## [Supplied information]
## Begin

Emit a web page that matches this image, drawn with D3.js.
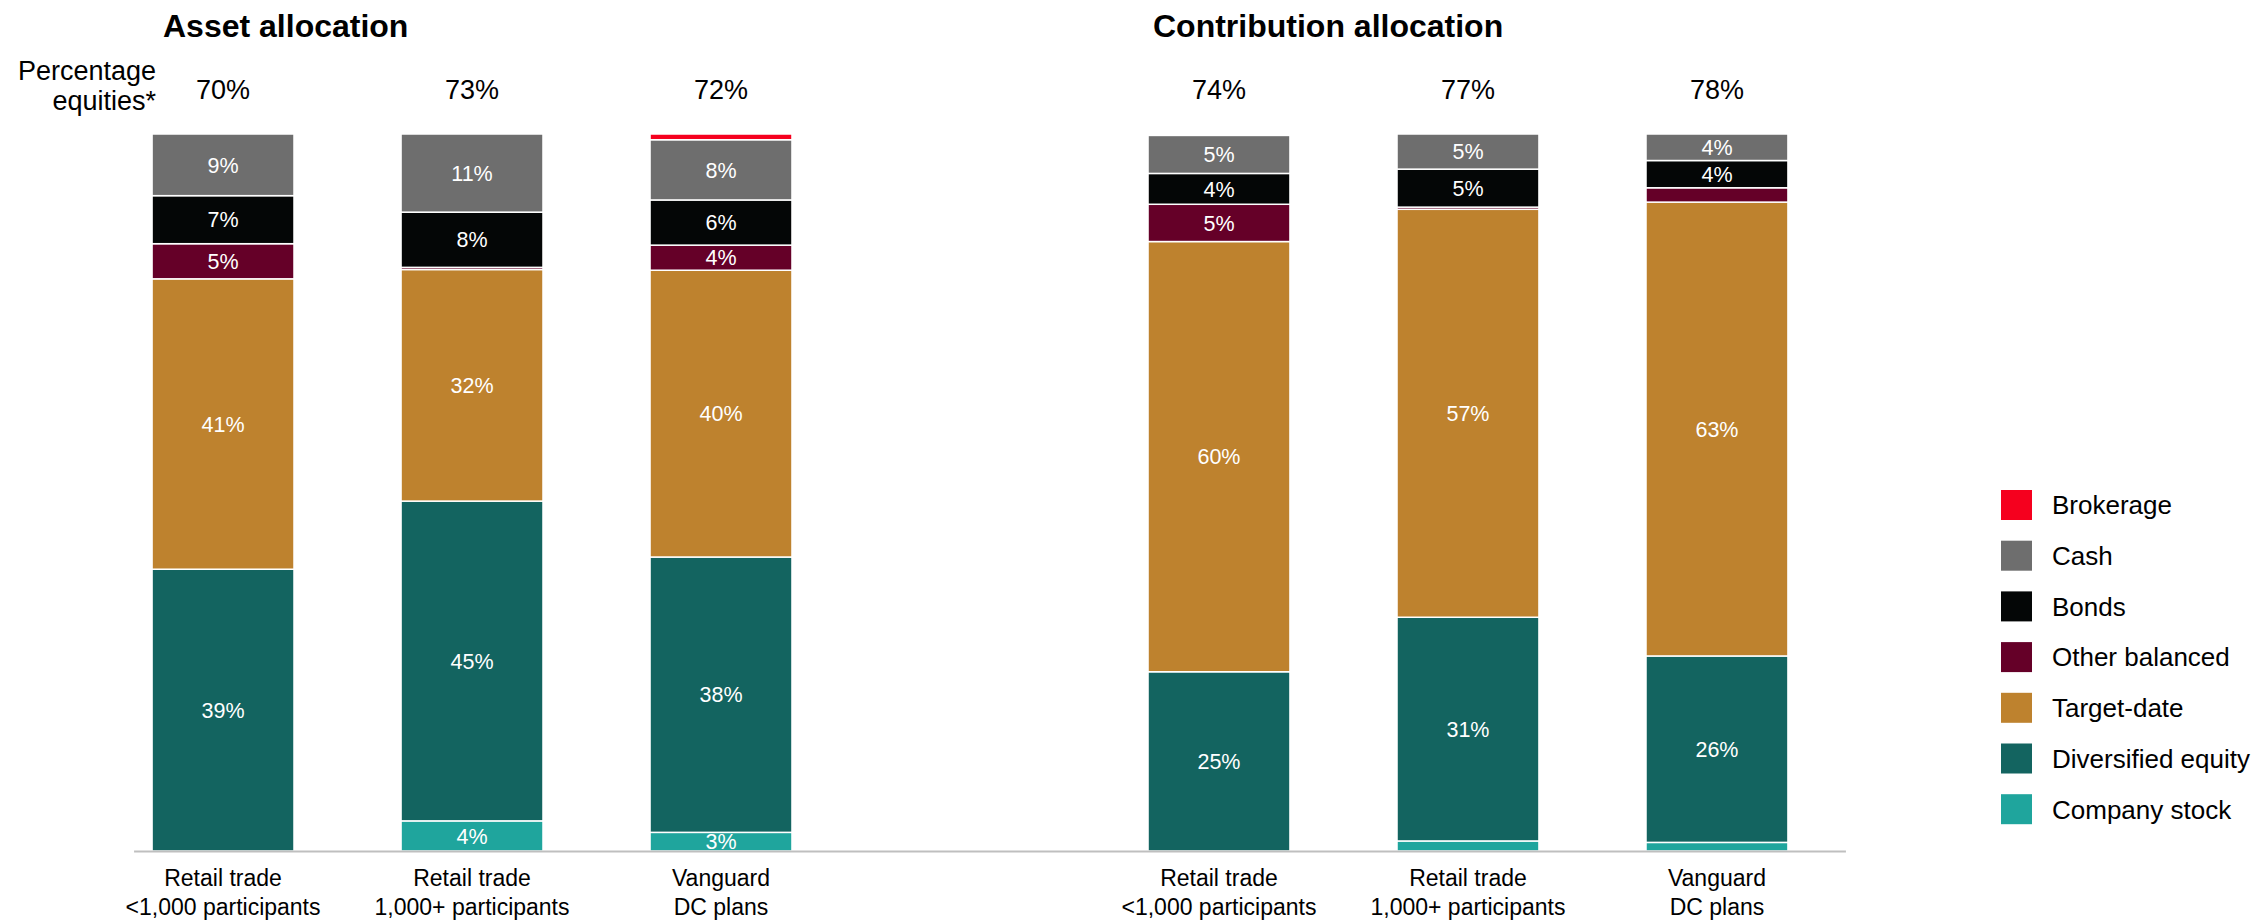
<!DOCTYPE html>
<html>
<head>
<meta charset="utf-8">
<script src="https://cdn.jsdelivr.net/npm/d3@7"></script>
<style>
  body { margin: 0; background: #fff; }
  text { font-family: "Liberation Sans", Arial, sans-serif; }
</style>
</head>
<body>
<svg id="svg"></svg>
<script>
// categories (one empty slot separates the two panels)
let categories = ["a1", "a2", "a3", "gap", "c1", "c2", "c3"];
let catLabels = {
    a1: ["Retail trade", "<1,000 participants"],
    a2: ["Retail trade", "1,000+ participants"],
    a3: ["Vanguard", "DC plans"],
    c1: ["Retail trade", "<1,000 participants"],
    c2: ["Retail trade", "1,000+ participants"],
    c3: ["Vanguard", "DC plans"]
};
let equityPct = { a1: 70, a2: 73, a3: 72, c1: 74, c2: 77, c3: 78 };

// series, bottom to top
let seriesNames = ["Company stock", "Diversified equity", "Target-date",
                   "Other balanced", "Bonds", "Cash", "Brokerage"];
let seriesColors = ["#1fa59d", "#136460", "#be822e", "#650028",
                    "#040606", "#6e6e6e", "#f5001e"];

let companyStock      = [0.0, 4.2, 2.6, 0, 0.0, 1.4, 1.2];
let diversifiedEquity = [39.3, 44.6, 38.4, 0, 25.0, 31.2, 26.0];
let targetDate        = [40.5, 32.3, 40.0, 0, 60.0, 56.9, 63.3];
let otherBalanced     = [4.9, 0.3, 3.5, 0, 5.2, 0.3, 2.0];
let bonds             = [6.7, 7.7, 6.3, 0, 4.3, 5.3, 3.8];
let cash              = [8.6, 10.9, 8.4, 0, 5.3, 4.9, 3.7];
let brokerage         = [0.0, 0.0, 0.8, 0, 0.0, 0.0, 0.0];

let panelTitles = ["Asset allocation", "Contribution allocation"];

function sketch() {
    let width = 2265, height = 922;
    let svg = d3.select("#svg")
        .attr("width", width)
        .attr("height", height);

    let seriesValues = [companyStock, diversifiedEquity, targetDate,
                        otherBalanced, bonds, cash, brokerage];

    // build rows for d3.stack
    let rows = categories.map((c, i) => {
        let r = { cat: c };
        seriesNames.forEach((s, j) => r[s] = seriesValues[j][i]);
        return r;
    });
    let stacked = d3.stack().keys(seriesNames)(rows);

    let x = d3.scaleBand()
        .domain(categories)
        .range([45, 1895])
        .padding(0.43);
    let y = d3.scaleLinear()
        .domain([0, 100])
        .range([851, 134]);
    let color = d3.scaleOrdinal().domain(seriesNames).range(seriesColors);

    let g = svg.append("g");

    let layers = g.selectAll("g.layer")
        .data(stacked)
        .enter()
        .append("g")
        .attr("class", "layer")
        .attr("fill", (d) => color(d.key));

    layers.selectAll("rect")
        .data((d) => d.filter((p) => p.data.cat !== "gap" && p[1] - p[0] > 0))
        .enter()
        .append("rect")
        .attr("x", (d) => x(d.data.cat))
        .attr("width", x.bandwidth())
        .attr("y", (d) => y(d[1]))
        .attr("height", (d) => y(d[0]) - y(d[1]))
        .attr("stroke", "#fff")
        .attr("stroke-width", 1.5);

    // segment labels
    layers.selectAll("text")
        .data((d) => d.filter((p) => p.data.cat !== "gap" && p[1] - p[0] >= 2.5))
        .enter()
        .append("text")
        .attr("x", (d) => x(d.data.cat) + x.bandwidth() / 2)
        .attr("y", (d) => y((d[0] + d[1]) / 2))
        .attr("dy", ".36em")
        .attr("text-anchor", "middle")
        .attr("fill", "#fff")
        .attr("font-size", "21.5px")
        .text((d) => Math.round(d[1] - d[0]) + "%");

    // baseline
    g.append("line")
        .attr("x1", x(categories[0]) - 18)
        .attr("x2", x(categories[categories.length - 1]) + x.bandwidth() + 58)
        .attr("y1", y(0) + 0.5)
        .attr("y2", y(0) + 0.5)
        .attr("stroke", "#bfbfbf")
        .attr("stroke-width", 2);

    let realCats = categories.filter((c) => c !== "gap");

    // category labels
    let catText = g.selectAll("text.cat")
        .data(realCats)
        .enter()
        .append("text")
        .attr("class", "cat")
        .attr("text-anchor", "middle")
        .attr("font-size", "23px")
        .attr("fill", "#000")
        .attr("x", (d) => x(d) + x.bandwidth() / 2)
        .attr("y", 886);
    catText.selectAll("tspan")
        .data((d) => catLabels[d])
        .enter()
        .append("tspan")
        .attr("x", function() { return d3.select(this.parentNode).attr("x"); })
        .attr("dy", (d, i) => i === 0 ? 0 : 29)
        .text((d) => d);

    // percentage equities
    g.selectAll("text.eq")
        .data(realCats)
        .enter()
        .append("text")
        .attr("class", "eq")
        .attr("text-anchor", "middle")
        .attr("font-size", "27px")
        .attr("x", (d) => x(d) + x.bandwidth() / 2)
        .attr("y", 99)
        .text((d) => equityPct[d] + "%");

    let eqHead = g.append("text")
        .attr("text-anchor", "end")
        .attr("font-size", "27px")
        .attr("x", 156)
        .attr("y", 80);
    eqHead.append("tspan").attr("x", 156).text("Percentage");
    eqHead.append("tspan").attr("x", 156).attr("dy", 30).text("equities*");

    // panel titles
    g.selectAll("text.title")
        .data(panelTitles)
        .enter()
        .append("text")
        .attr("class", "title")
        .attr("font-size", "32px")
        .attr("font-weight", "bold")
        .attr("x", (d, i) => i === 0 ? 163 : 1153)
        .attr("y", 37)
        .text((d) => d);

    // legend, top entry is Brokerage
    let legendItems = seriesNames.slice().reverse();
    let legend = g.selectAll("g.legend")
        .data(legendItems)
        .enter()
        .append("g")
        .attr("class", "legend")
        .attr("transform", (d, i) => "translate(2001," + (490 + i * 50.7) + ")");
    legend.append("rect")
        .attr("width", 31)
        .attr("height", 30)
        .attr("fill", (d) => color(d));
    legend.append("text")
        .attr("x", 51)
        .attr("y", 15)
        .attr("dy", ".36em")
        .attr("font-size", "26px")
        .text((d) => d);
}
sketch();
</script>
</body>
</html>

## End

## [Exercise description]
Could the lines from the top of the material through the line with "0.0, 0.0, 0.0];" be repeated exactly, pictures left out?

## [Solved problem]
Emit a web page that matches this image, drawn with D3.js.
<!DOCTYPE html>
<html>
<head>
<meta charset="utf-8">
<script src="https://cdn.jsdelivr.net/npm/d3@7"></script>
<style>
  body { margin: 0; background: #fff; }
  text { font-family: "Liberation Sans", Arial, sans-serif; }
</style>
</head>
<body>
<svg id="svg"></svg>
<script>
// categories (one empty slot separates the two panels)
let categories = ["a1", "a2", "a3", "gap", "c1", "c2", "c3"];
let catLabels = {
    a1: ["Retail trade", "<1,000 participants"],
    a2: ["Retail trade", "1,000+ participants"],
    a3: ["Vanguard", "DC plans"],
    c1: ["Retail trade", "<1,000 participants"],
    c2: ["Retail trade", "1,000+ participants"],
    c3: ["Vanguard", "DC plans"]
};
let equityPct = { a1: 70, a2: 73, a3: 72, c1: 74, c2: 77, c3: 78 };

// series, bottom to top
let seriesNames = ["Company stock", "Diversified equity", "Target-date",
                   "Other balanced", "Bonds", "Cash", "Brokerage"];
let seriesColors = ["#1fa59d", "#136460", "#be822e", "#650028",
                    "#040606", "#6e6e6e", "#f5001e"];

let companyStock      = [0.0, 4.2, 2.6, 0, 0.0, 1.4, 1.2];
let diversifiedEquity = [39.3, 44.6, 38.4, 0, 25.0, 31.2, 26.0];
let targetDate        = [40.5, 32.3, 40.0, 0, 60.0, 56.9, 63.3];
let otherBalanced     = [4.9, 0.3, 3.5, 0, 5.2, 0.3, 2.0];
let bonds             = [6.7, 7.7, 6.3, 0, 4.3, 5.3, 3.8];
let cash              = [8.6, 10.9, 8.4, 0, 5.3, 4.9, 3.7];
let brokerage         = [0.0, 0.0, 0.8, 0, 0.0, 0.0, 0.0];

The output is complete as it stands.